- Born: 1935 (age 90–91) New York City, U.S.
- Awards: Rockefeller Foundation Fellowship (1979)

Academic background
- Education: Columbia College, Columbia University (A.B., 1955), Cornell University (M.A., 1957; Ph.D., 1962)
- Thesis: Internal improvements and economic change in Ohio, 1820-1860 (1962)

Academic work
- Discipline: Legal scholar, historian
- Sub-discipline: American legal history, law of the sea, federalism in the United States
- Institutions: Dartmouth College, University of California, San Diego, Boalt Hall School of Law

= Harry N. Scheiber =

American jurist and legal scholar (born 1935)

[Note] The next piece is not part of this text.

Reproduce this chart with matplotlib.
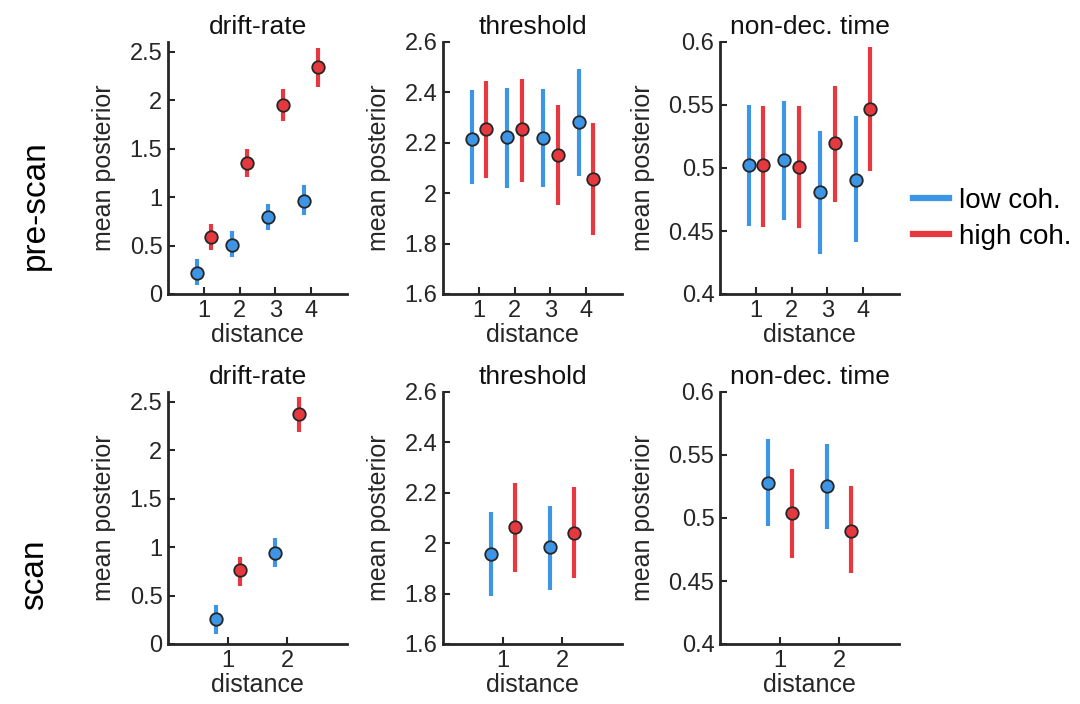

Harry N. Scheiber (born 1935 in New York, New York) is an American jurist and legal scholar. He is the Stefan Riesenfeld Professor of Law and History at the University of California, Berkeley School of Law where he is also the director of the Institute for Legal Research. In the latter role, he also directs the Boalt Hall School of Law's Sho Sato Program in Japanese and U.S. Law, and co-directs its Law of the Sea Institute. His work has covered multiple different legal subjects, such as the history of American law, federalism, and environmental law.

==Career==
Scheiber became an instructor at Dartmouth College in 1960, where he later became a full professor before leaving the faculty in 1971. He then became a professor of American history at UC San Diego, where he taught until joining the faculty of UC Berkeley in 1980. He was named the Stefan Riesenfeld Professor of Law and History there in 1991, and became the director of the Institute for Legal Research (then known as the Earl Warren Legal Institute) in 2002. He was the president of the American Society for Legal History from 2003 to 2005.

==Honors and awards==
Scheiber received a humanities fellowship from the Rockefeller Foundation in 1979. He was named an honorary life fellow of the American Society for Legal History in 1999, and a fellow of the American Academy of Arts and Sciences in 2004.